Weidenfeld, pp. 354, £

In 1969, the Slovak writer Jan Kalina published 1001 Jokes, a collection of (mainly) anti-Communist stories which sold out within a couple of days. This was during the permafrost that descended on Czechoslovakia following the Russian suppression a year earlier of the Prague Spring. The ruling regime’s retribution was predictable. Listening devices were placed in his flat so the authorities could find out who passed the jokes on to him, and after a year of this surveillance Kalina was charged with slandering the state. He was jailed for a couple of years. During his trial the prosecution claimed, hilariously, that the bugging equipment in his home had been placed there by Western secret agents. ‘I never told that joke,’ Kalina said in response.

As Ben Lewis explains in this charming, highly original, elegantly written and valuable piece of cultural history, the best Communist jokes were often — rather like the Kalina story — straightforward reportage of real events. They were also the product of a particular place and time, which can make them difficult to translate.

‘In Romania, what is colder than cold water?
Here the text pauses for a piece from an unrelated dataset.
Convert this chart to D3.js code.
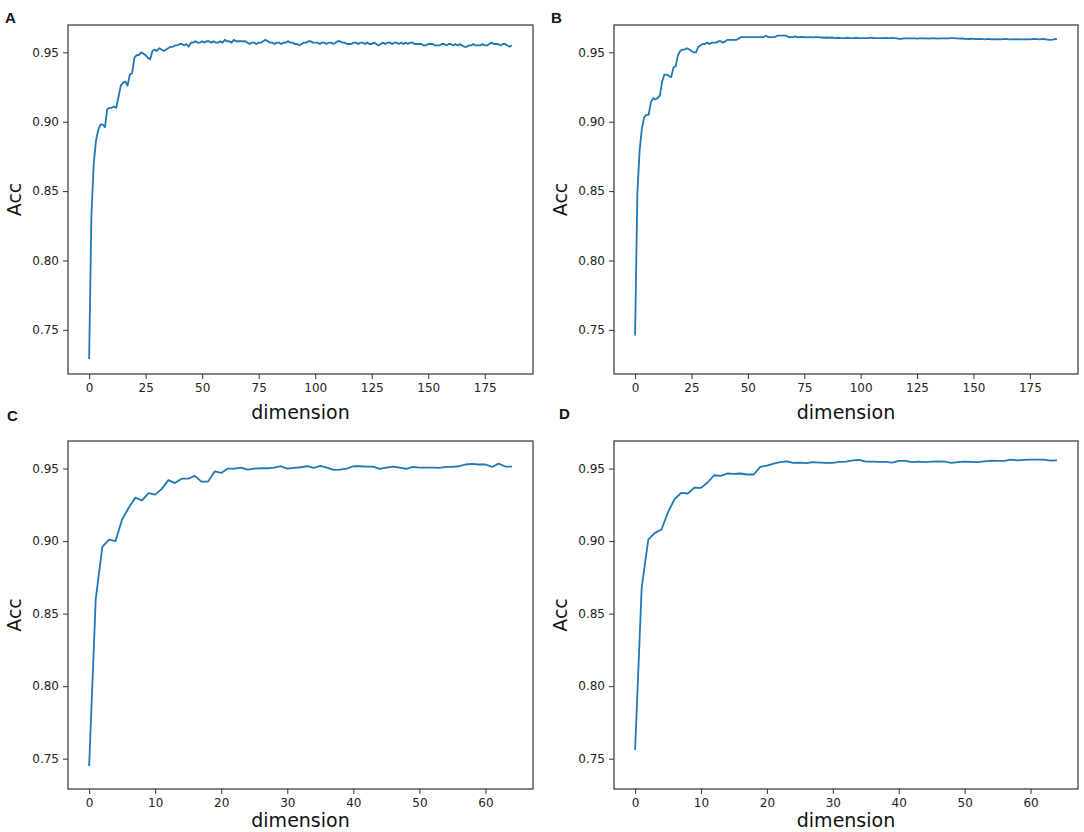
<!DOCTYPE html>
<head>
  <meta charset="utf-8">
  <script src='https://d3js.org/d3.v7.min.js'></script>
  <style>
    body {
      margin: 0;
      background: #fff;
      font-family: "DejaVu Sans", sans-serif;
    }
  </style>
</head>

<body>
<div id='vis'></div>

<script>
// accuracy per dimension, one array per panel
const accA = [
  0.729, 0.832, 0.869, 0.886, 0.894, 0.898, 0.898, 0.896, 0.909, 0.910,
  0.910, 0.911, 0.910, 0.918, 0.926, 0.928, 0.929, 0.926, 0.934, 0.935,
  0.946, 0.948, 0.948, 0.950, 0.949, 0.948, 0.946, 0.945, 0.951, 0.952,
  0.951, 0.953, 0.952, 0.951, 0.952, 0.953, 0.954, 0.954, 0.955, 0.955,
  0.956, 0.956, 0.955, 0.956, 0.954, 0.957, 0.957, 0.958, 0.957, 0.957,
  0.958, 0.957, 0.958, 0.958, 0.957, 0.958, 0.957, 0.957, 0.958, 0.957,
  0.959, 0.958, 0.958, 0.957, 0.959, 0.958, 0.958, 0.958, 0.958, 0.958,
  0.957, 0.956, 0.957, 0.957, 0.956, 0.957, 0.957, 0.958, 0.959, 0.958,
  0.957, 0.957, 0.956, 0.957, 0.957, 0.956, 0.957, 0.957, 0.958, 0.957,
  0.957, 0.956, 0.956, 0.955, 0.956, 0.957, 0.957, 0.958, 0.958, 0.957,
  0.957, 0.957, 0.956, 0.957, 0.957, 0.956, 0.957, 0.957, 0.956, 0.957,
  0.958, 0.958, 0.957, 0.957, 0.956, 0.956, 0.956, 0.957, 0.957, 0.956,
  0.957, 0.957, 0.956, 0.957, 0.956, 0.956, 0.957, 0.956, 0.955, 0.956,
  0.957, 0.956, 0.957, 0.957, 0.956, 0.957, 0.957, 0.956, 0.957, 0.956,
  0.957, 0.956, 0.957, 0.957, 0.956, 0.956, 0.956, 0.956, 0.955, 0.955,
  0.956, 0.956, 0.956, 0.955, 0.955, 0.955, 0.956, 0.956, 0.955, 0.956,
  0.956, 0.955, 0.956, 0.955, 0.956, 0.955, 0.954, 0.954, 0.955, 0.955,
  0.956, 0.955, 0.955, 0.955, 0.956, 0.955, 0.955, 0.956, 0.957, 0.956,
  0.956, 0.956, 0.955, 0.956, 0.956, 0.955, 0.954, 0.955
];

const accB = [
  0.746, 0.848, 0.879, 0.895, 0.903, 0.905, 0.905, 0.914, 0.917, 0.916,
  0.917, 0.919, 0.929, 0.934, 0.934, 0.933, 0.932, 0.939, 0.940, 0.948,
  0.951, 0.952, 0.952, 0.953, 0.952, 0.951, 0.950, 0.950, 0.954, 0.955,
  0.956, 0.956, 0.957, 0.956, 0.957, 0.957, 0.957, 0.958, 0.958, 0.957,
  0.958, 0.959, 0.959, 0.959, 0.959, 0.959, 0.960, 0.961, 0.961, 0.961,
  0.961, 0.961, 0.961, 0.961, 0.961, 0.961, 0.961, 0.961, 0.962, 0.961,
  0.961, 0.961, 0.961, 0.962, 0.962, 0.962, 0.962, 0.962, 0.961, 0.961,
  0.961, 0.9615, 0.961, 0.961, 0.9612, 0.961, 0.9608, 0.961, 0.961, 0.9608,
  0.961, 0.961, 0.9607, 0.9607, 0.9605, 0.9607, 0.9605, 0.9607, 0.9605, 0.9603,
  0.9605, 0.9603, 0.9602, 0.9603, 0.9605, 0.9603, 0.9602, 0.9603, 0.9605, 0.9603,
  0.9602, 0.9603, 0.9603, 0.9602, 0.9604, 0.9605, 0.9603, 0.9602, 0.9603, 0.9602,
  0.9603, 0.9604, 0.9603, 0.9602, 0.9604, 0.9602, 0.960, 0.9598, 0.9597, 0.960,
  0.9601, 0.960, 0.960, 0.9601, 0.960, 0.9599, 0.960, 0.960, 0.9601, 0.960,
  0.9599, 0.960, 0.9601, 0.960, 0.9599, 0.960, 0.960, 0.9601, 0.960, 0.9601,
  0.9602, 0.9603, 0.9601, 0.960, 0.9599, 0.960, 0.9598, 0.9597, 0.9596, 0.9598,
  0.9597, 0.9596, 0.9595, 0.9596, 0.9595, 0.9594, 0.9595, 0.9596, 0.9594, 0.9595,
  0.9594, 0.9595, 0.9594, 0.9595, 0.9596, 0.9595, 0.9594, 0.9593, 0.9595, 0.9594,
  0.9595, 0.9594, 0.9593, 0.9594, 0.9595, 0.9594, 0.9595, 0.9596, 0.9595, 0.9594,
  0.9595, 0.9596, 0.9594, 0.9592, 0.959, 0.9592, 0.9595, 0.9596
];

const accC = [
  0.745, 0.860, 0.896, 0.901, 0.900, 0.915, 0.923, 0.930, 0.928, 0.933,
  0.932, 0.936, 0.942, 0.940, 0.943, 0.943, 0.945, 0.941, 0.941, 0.948,
  0.947, 0.950, 0.950, 0.9507, 0.9493, 0.950, 0.9502, 0.9502, 0.9507, 0.9516,
  0.950, 0.9505, 0.9509, 0.9516, 0.9505, 0.9518, 0.9507, 0.9491, 0.9493, 0.950,
  0.9516, 0.9516, 0.9514, 0.9514, 0.9498, 0.9507, 0.9514, 0.9507, 0.9498, 0.9511,
  0.9507, 0.9507, 0.9507, 0.9505, 0.9511, 0.9511, 0.9516, 0.9528, 0.9532, 0.9528,
  0.9528, 0.9511, 0.9534, 0.9514, 0.9514
];

const accD = [
  0.756, 0.868, 0.901, 0.9057, 0.908, 0.920, 0.929, 0.9333, 0.9328, 0.9369,
  0.9367, 0.9404, 0.9454, 0.945, 0.9466, 0.9463, 0.9466, 0.9459, 0.9459, 0.9511,
  0.9521, 0.9534, 0.9544, 0.955, 0.9539, 0.9541, 0.9537, 0.9544, 0.9541, 0.9539,
  0.9539, 0.9546, 0.9548, 0.9557, 0.956, 0.9548, 0.9548, 0.9546, 0.9546, 0.9541,
  0.9553, 0.9553, 0.9544, 0.9548, 0.9544, 0.9548, 0.955, 0.9548, 0.9539, 0.9544,
  0.9548, 0.9546, 0.9544, 0.955, 0.9555, 0.9553, 0.9553, 0.9562, 0.9557, 0.956,
  0.9562, 0.9562, 0.9562, 0.9555, 0.9557
];

const panelLetters = ['A', 'B', 'C', 'D'];
const xTicksLong = [0, 25, 50, 75, 100, 125, 150, 175];
const xTicksShort = [0, 10, 20, 30, 40, 50, 60];
const yTicks = [0.75, 0.80, 0.85, 0.90, 0.95];

const width = 1084;
const height = 832;
const lineColour = '#1f77b4';

const panels = [
  { letter: panelLetters[0], values: accA, ticks: xTicksLong,
    box: { l: 68, r: 533, t: 25, b: 374 }, xDom: [-9.35, 196.35], yDom: [0.7182, 0.9697],
    letterPos: [5, 23], xLabelY: 419 },
  { letter: panelLetters[1], values: accB, ticks: xTicksLong,
    box: { l: 614, r: 1078, t: 25, b: 374 }, xDom: [-9.35, 196.35], yDom: [0.7182, 0.9697],
    letterPos: [551, 23], xLabelY: 419 },
  { letter: panelLetters[2], values: accC, ticks: xTicksShort,
    box: { l: 68, r: 533, t: 441, b: 789 }, xDom: [-3.2, 67.2], yDom: [0.7291, 0.969],
    letterPos: [7, 421], xLabelY: 827 },
  { letter: panelLetters[3], values: accD, ticks: xTicksShort,
    box: { l: 614, r: 1078, t: 441, b: 789 }, xDom: [-3.2, 67.2], yDom: [0.7291, 0.969],
    letterPos: [559, 419], xLabelY: 827 }
];

const svg = d3.select('#vis')
  .append('svg')
  .attr('width', width)
  .attr('height', height);

function drawPanel(p) {
  const x = d3.scaleLinear().domain(p.xDom).range([p.box.l, p.box.r]);
  const y = d3.scaleLinear().domain(p.yDom).range([p.box.b, p.box.t]);

  const g = svg.append('g');

  const line = d3.line()
    .x((d, i) => x(i))
    .y(d => y(d));

  g.append('path')
    .datum(p.values)
    .attr('fill', 'none')
    .attr('stroke', lineColour)
    .attr('stroke-width', 1.8)
    .attr('stroke-linejoin', 'round')
    .attr('d', line);

  const xAxis = g.append('g')
    .attr('transform', `translate(0,${p.box.b})`)
    .call(d3.axisBottom(x).tickValues(p.ticks).tickSize(5).tickPadding(4).tickFormat(d3.format('d')));

  const yAxis = g.append('g')
    .attr('transform', `translate(${p.box.l},0)`)
    .call(d3.axisLeft(y).tickValues(yTicks).tickSize(5).tickPadding(4).tickFormat(d3.format('.2f')));

  [xAxis, yAxis].forEach(a => {
    a.select('.domain').remove();
    a.selectAll('line').attr('stroke', '#333').attr('stroke-width', 1);
    a.selectAll('text')
      .attr('fill', '#222')
      .style('font-family', '"DejaVu Sans", sans-serif')
      .style('font-size', '12px');
  });

  // frame
  g.append('rect')
    .attr('x', p.box.l)
    .attr('y', p.box.t)
    .attr('width', p.box.r - p.box.l)
    .attr('height', p.box.b - p.box.t)
    .attr('fill', 'none')
    .attr('stroke', '#333')
    .attr('stroke-width', 1.2);

  g.append('text')
    .attr('x', (p.box.l + p.box.r) / 2)
    .attr('y', p.xLabelY)
    .attr('text-anchor', 'middle')
    .style('font-size', '19px')
    .attr('fill', '#111')
    .text('dimension');

  g.append('text')
    .attr('transform', `translate(${p.box.l - 47},${(p.box.t + p.box.b) / 2}) rotate(-90)`)
    .attr('text-anchor', 'middle')
    .style('font-size', '19px')
    .attr('fill', '#111')
    .text('Acc');

  g.append('text')
    .attr('x', p.letterPos[0])
    .attr('y', p.letterPos[1])
    .style('font-family', '"Liberation Sans", Arial, sans-serif')
    .style('font-weight', 'bold')
    .style('font-size', '15px')
    .attr('fill', '#111')
    .text(p.letter);
}

panels.forEach(drawPanel);
</script>
</body>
Hot water.’ When I first heard that, among friends in a freezing Bucharest flat, the Ceauçescu regime banned people from heating their homes for more than a couple of hours a day even in sub-zero temperatures. Telling and re-telling the joke seemed a way of keeping warm. Days after the Chernobyl disaster the joke was doing the rounds in Budapest among people terrified of radiation poisoning: ‘How many Russians does it take to change a lightbulb? None; they all glow.’

This book began life as a BBC television documentary and Lewis travelled widely throughout Eastern Europe and the former Soviet Union in search of punchlines. Often as funny as the jokes themselves are Lewis’s interviews with the bizarre collection of people who collected and collated them — from a Romanian woman whose sole job as a proofreader was to make sure Nicolae Ceauçescu’s name was correctly spelled in the Romanian press, to a centenarian who used to supply Stalin with anti-Trotsky gags. Funny and true: the Solidarity leader Lech Walesa, whose moustachioed face was often suffused with a giant smile, had little sense of humour, while the sombre-looking Communist General Jaruzelski could crack a good yarn.
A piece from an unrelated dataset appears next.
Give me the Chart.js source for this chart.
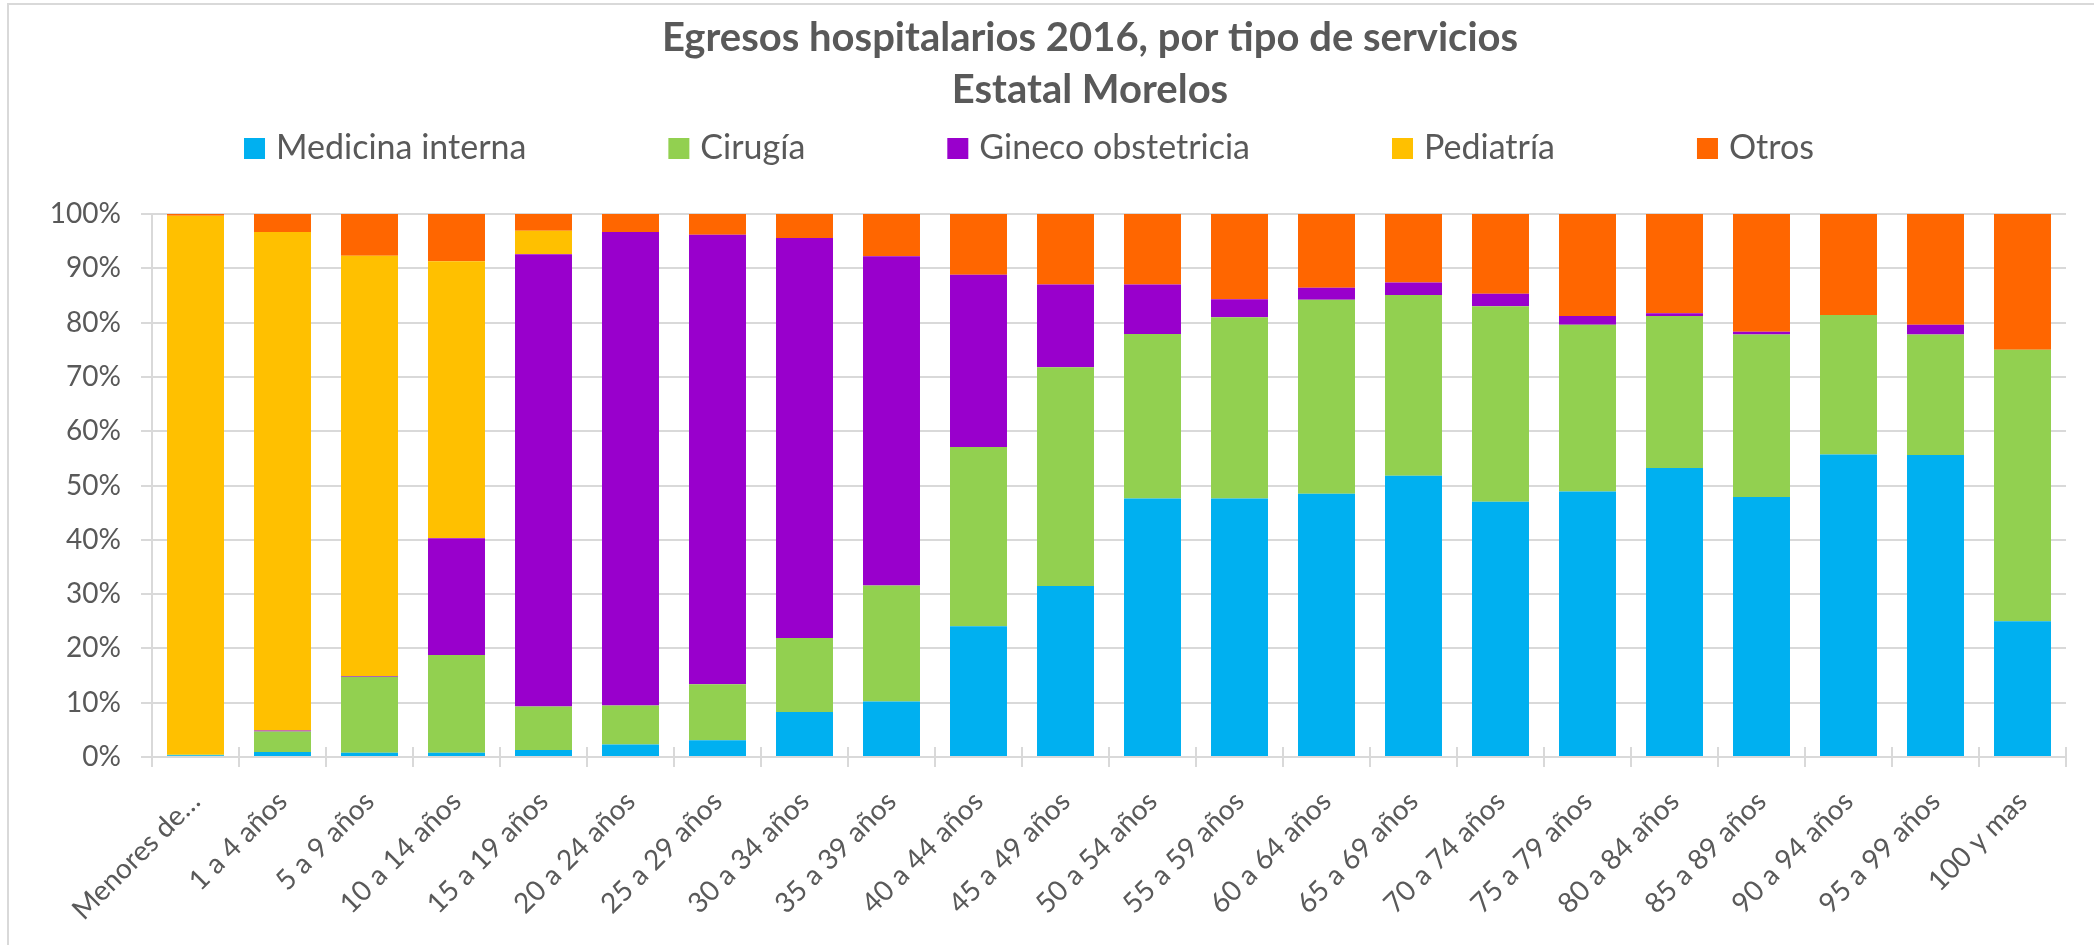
<!DOCTYPE html>
<html>
<head>
<meta charset="utf-8">
<script src="https://cdn.jsdelivr.net/npm/chart.js@4.4.1/dist/chart.umd.min.js"></script>
<style>
  html, body { margin: 0; padding: 0; background: #fff; }
  canvas { display: block; }
</style>
</head>
<body>
<canvas id="chart" width="2094" height="945"></canvas>
<script>
// Egresos hospitalarios 2016 por tipo de servicio (% por grupo de edad)
const titleLines = ['Egresos hospitalarios 2016, por tipo de servicios', 'Estatal Morelos'];

const categories = [
  'Menores de…', '1 a 4 años', '5 a 9 años', '10 a 14 años', '15 a 19 años',
  '20 a 24 años', '25 a 29 años', '30 a 34 años', '35 a 39 años', '40 a 44 años',
  '45 a 49 años', '50 a 54 años', '55 a 59 años', '60 a 64 años', '65 a 69 años',
  '70 a 74 años', '75 a 79 años', '80 a 84 años', '85 a 89 años', '90 a 94 años',
  '95 a 99 años', '100 y mas'
];

const medicinaInterna   = [0.3, 0.9, 0.8, 0.8, 1.3, 2.3, 3.1, 8.3, 10.2, 24.1, 31.5, 47.6, 47.6, 48.5, 51.8, 47.0, 48.9, 53.2, 47.9, 55.7, 55.6, 25.0];
const cirugia           = [0.1, 3.8, 14.0, 18.0, 8.0, 7.2, 10.3, 13.6, 21.4, 33.0, 40.3, 30.3, 33.4, 35.7, 33.3, 36.0, 30.7, 28.0, 29.9, 25.7, 22.2, 50.0];
const ginecoObstetricia = [0.0, 0.2, 0.1, 21.5, 83.3, 87.2, 82.8, 73.7, 60.6, 31.7, 15.2, 9.1, 3.3, 2.2, 2.3, 2.3, 1.6, 0.5, 0.5, 0.0, 1.8, 0.0];
const pediatria         = [99.3, 91.8, 77.4, 51.0, 4.3, 0.0, 0.0, 0.0, 0.0, 0.0, 0.0, 0.0, 0.0, 0.0, 0.0, 0.0, 0.0, 0.0, 0.0, 0.0, 0.0, 0.0];
const otros             = [0.3, 3.3, 7.7, 8.7, 3.1, 3.3, 3.8, 4.4, 7.8, 11.2, 13.0, 13.0, 15.7, 13.6, 12.6, 14.7, 18.8, 18.3, 21.7, 18.6, 20.4, 25.0];

const yTicks = [0, 10, 20, 30, 40, 50, 60, 70, 80, 90, 100];

const textColor = '#595959';
const lineColor = '#D9D9D9';
const fontFamily = 'Lato, "Open Sans", sans-serif';

// título y leyenda al estilo Excel (cuadro + texto, separación amplia)
const excelHeader = {
  id: 'excelHeader',
  afterDraw(chart) {
    const ctx = chart.ctx;
    const top = chart.chartArea.top;
    ctx.save();
    ctx.fillStyle = textColor;
    ctx.textAlign = 'center';
    ctx.textBaseline = 'middle';
    ctx.font = 'bold 40px ' + fontFamily;
    titleLines.forEach((t, i) => ctx.fillText(t, 1090, top - 176 + i * 52));

    const sets = chart.data.datasets;
    const box = 21, gapText = 11, gapItem = 142;
    ctx.textAlign = 'left';
    ctx.textBaseline = 'alphabetic';
    ctx.font = '34px ' + fontFamily;
    const widths = sets.map(d => box + gapText + ctx.measureText(d.label).width);
    const total = widths.reduce((a, b) => a + b, 0) + gapItem * (sets.length - 1);
    let x = 1029 - total / 2;
    const baseY = top - 55;
    sets.forEach((d, i) => {
      ctx.fillStyle = d.backgroundColor;
      ctx.fillRect(x, baseY - box, box, box);
      ctx.fillStyle = textColor;
      ctx.fillText(d.label, x + box + gapText, baseY);
      x += widths[i] + gapItem;
    });
    ctx.restore();
  }
};

// marco del gráfico y marcas de categoría que cruzan el eje
const frameAndTicks = {
  id: 'frameAndTicks',
  beforeDraw(chart) {
    const ctx = chart.ctx;
    ctx.save();
    ctx.strokeStyle = lineColor;
    ctx.lineWidth = 2;
    ctx.beginPath();
    ctx.moveTo(8, chart.height);
    ctx.lineTo(8, 4);
    ctx.lineTo(chart.width, 4);
    ctx.stroke();
    ctx.restore();
  },
  afterDatasetsDraw(chart) {
    const xs = chart.scales.x;
    const ctx = chart.ctx;
    const bottom = chart.chartArea.bottom;
    const step = xs.getPixelForTick(1) - xs.getPixelForTick(0);
    ctx.save();
    ctx.strokeStyle = lineColor;
    ctx.lineWidth = 2;
    ctx.beginPath();
    for (let i = 0; i <= categories.length; i++) {
      const px = xs.getPixelForTick(0) - step / 2 + i * step;
      ctx.moveTo(px, bottom - 10);
      ctx.lineTo(px, bottom);
    }
    ctx.stroke();
    ctx.restore();
  }
};

const colors = ['#00B0F0', '#92D050', '#9900CC', '#FFC000', '#FF6600'];

new Chart(document.getElementById('chart'), {
  type: 'bar',
  data: {
    labels: categories,
    datasets: [
      { label: 'Medicina interna', data: medicinaInterna, backgroundColor: colors[0] },
      { label: 'Cirugía', data: cirugia, backgroundColor: colors[1] },
      { label: 'Gineco obstetricia', data: ginecoObstetricia, backgroundColor: colors[2] },
      { label: 'Pediatría', data: pediatria, backgroundColor: colors[3] },
      { label: 'Otros', data: otros, backgroundColor: colors[4] },
    ].map(d => ({ ...d, borderWidth: 0, categoryPercentage: 1, barPercentage: 0.655 })),
  },
  options: {
    responsive: false,
    animation: false,
    layout: { padding: { left: 0, right: 28, top: 214, bottom: 0 } },
    plugins: {
      legend: { display: false },
      tooltip: { enabled: false },
      title: { display: false },
    },
    scales: {
      x: {
        stacked: true,
        grid: { drawOnChartArea: false, drawTicks: true, tickLength: 10, color: lineColor, lineWidth: 2 },
        border: { color: lineColor, width: 2 },
        ticks: {
          color: textColor,
          font: { family: fontFamily, size: 28 },
          minRotation: 45,
          maxRotation: 45,
          autoSkip: false,
          padding: 18,
        },
        afterFit: s => { s.height = 188; },
      },
      y: {
        stacked: true,
        min: 0,
        max: 100,
        afterBuildTicks: s => { s.ticks = yTicks.map(v => ({ value: v })); },
        grid: { color: lineColor, lineWidth: 2, tickLength: 11 },
        border: { color: lineColor, width: 2 },
        ticks: {
          color: textColor,
          font: { family: fontFamily, size: 28 },
          padding: 20,
          callback: v => v + '%',
        },
        afterFit: s => { s.width = 152; },
      },
    },
  },
  plugins: [excelHeader, frameAndTicks],
});
</script>
</body>
</html>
Was Communism laughed out of existence, as Lewis half suggests? Not exactly. Like so many single-cause explanations for the collapse of a social system (President Reagan’s Star Wars programme, Pope John Paul II’s pilgrimages) that scratches the surface with an over-tidy conceit. More to the point, the jokes made living under Communism more bearable. They brought people together. Telling them was an act of rebellion, an offence for which about 50,000 people found themselves in prison during 70 years of what was called, with no humour intended, ‘actually existing socialism’. Several hundred, in the worst of times under Stalin, were executed.

As Lewis shows, the classic communist jokes — called anekdody in Russian — were a phenomenon of central and Eastern Europe. They do not exist, he claims, in China, North Korea or Cuba. In fact, many of them pre- dated Communism. Some notably amusing stories highlighting bureaucracy can be traced back to the black humour found in The Good Soldier Schwejk. Many are also Jewish gags turned around as anti-communist — ‘Tell me Rabbi, can there be Socialism in one country? Yes, my son, as long as you live in a different country.’

As the best Jewish jokes are told by Jews, some of the best Communist jokes were told by Communists. Mikhail Gorbachev loved telling them, but this was an off-the-cuff quip he told a delegation of French politicians who visited the Kremlin in the mid- 1980s. He arrived late at a meeting looking flustered and explained that he was sorry but he had been delayed sorting out a problem to do with Soviet agriculture. ‘When did the problem arise?’ asked a French Senator. ‘1917’ said Gorbachev.

This is very funny book. Like the best Communist jokes, it is funniest when it is grimmest.